**Data section**
=-=-=

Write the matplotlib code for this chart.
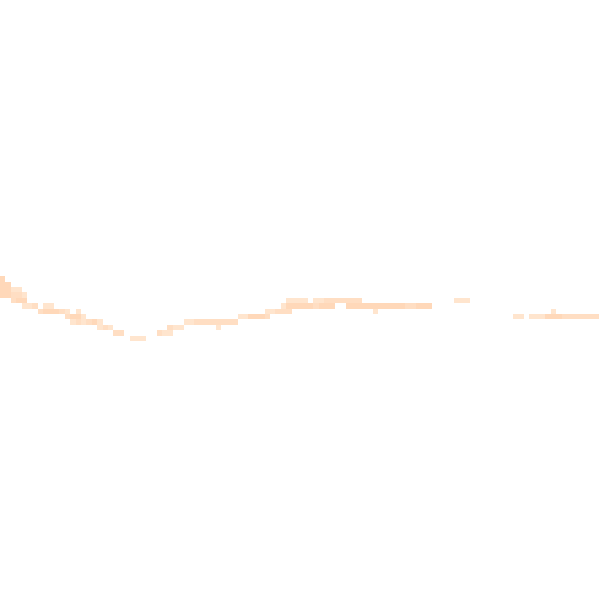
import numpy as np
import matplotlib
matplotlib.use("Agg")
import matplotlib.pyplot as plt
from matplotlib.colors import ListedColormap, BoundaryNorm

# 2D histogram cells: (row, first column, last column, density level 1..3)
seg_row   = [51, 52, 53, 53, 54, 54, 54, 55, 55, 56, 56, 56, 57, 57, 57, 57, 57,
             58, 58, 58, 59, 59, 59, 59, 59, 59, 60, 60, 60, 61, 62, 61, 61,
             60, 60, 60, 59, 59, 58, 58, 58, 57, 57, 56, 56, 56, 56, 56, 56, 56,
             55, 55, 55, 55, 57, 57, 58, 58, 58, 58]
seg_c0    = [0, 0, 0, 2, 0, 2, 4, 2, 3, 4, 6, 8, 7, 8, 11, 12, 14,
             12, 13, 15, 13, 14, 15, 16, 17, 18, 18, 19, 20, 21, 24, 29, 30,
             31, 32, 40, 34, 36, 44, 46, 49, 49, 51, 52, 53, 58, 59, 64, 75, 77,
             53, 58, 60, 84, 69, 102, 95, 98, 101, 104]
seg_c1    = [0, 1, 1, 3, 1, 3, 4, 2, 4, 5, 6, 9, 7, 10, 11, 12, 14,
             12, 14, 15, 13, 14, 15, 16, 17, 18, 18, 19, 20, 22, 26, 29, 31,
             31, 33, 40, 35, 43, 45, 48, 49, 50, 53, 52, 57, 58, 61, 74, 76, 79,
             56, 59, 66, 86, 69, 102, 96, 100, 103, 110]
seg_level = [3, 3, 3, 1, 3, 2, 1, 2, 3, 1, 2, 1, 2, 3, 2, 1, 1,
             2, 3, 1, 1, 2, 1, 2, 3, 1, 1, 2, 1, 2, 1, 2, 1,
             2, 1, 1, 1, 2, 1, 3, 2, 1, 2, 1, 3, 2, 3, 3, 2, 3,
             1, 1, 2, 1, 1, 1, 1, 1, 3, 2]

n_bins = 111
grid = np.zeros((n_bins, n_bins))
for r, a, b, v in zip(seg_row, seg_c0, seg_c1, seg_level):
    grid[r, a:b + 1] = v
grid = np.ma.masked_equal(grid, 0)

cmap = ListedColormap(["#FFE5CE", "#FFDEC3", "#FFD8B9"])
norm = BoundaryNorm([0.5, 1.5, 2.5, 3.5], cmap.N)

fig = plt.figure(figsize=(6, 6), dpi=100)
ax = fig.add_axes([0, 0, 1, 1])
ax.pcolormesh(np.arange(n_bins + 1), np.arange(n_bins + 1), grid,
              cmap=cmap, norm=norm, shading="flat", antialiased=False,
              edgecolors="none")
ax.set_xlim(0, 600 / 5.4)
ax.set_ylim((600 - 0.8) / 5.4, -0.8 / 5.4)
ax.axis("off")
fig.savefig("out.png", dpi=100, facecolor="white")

=-=-=

**Exercise prompt**
The pictures should not be reproduced; quote all of the other material exactly.

**Output below**
Write the matplotlib code for this chart.
import numpy as np
import matplotlib
matplotlib.use("Agg")
import matplotlib.pyplot as plt
from matplotlib.colors import ListedColormap, BoundaryNorm

# 2D histogram cells: (row, first column, last column, density level 1..3)
seg_row   = [51, 52, 53, 53, 54, 54, 54, 55, 55, 56, 56, 56, 57, 57, 57, 57, 57,
             58, 58, 58, 59, 59, 59, 59, 59, 59, 60, 60, 60, 61, 62, 61, 61,
             60, 60, 60, 59, 59, 58, 58, 58, 57, 57, 56, 56, 56, 56, 56, 56, 56,
             55, 55, 55, 55, 57, 57, 58, 58, 58, 58]
seg_c0    = [0, 0, 0, 2, 0, 2, 4, 2, 3, 4, 6, 8, 7, 8, 11, 12, 14,
             12, 13, 15, 13, 14, 15, 16, 17, 18, 18, 19, 20, 21, 24, 29, 30,
             31, 32, 40, 34, 36, 44, 46, 49, 49, 51, 52, 53, 58, 59, 64, 75, 77,
             53, 58, 60, 84, 69, 102, 95, 98, 101, 104]
seg_c1    = [0, 1, 1, 3, 1, 3, 4, 2, 4, 5, 6, 9, 7, 10, 11, 12, 14,
             12, 14, 15, 13, 14, 15, 16, 17, 18, 18, 19, 20, 22, 26, 29, 31,
             31, 33, 40, 35, 43, 45, 48, 49, 50, 53, 52, 57, 58, 61, 74, 76, 79,
             56, 59, 66, 86, 69, 102, 96, 100, 103, 110]
seg_level = [3, 3, 3, 1, 3, 2, 1, 2, 3, 1, 2, 1, 2, 3, 2, 1, 1,
             2, 3, 1, 1, 2, 1, 2, 3, 1, 1, 2, 1, 2, 1, 2, 1,
             2, 1, 1, 1, 2, 1, 3, 2, 1, 2, 1, 3, 2, 3, 3, 2, 3,
             1, 1, 2, 1, 1, 1, 1, 1, 3, 2]

n_bins = 111
grid = np.zeros((n_bins, n_bins))
for r, a, b, v in zip(seg_row, seg_c0, seg_c1, seg_level):
    grid[r, a:b + 1] = v
grid = np.ma.masked_equal(grid, 0)

cmap = ListedColormap(["#FFE5CE", "#FFDEC3", "#FFD8B9"])
norm = BoundaryNorm([0.5, 1.5, 2.5, 3.5], cmap.N)

fig = plt.figure(figsize=(6, 6), dpi=100)
ax = fig.add_axes([0, 0, 1, 1])
ax.pcolormesh(np.arange(n_bins + 1), np.arange(n_bins + 1), grid,
              cmap=cmap, norm=norm, shading="flat", antialiased=False,
              edgecolors="none")
ax.set_xlim(0, 600 / 5.4)
ax.set_ylim((600 - 0.8) / 5.4, -0.8 / 5.4)
ax.axis("off")
fig.savefig("out.png", dpi=100, facecolor="white")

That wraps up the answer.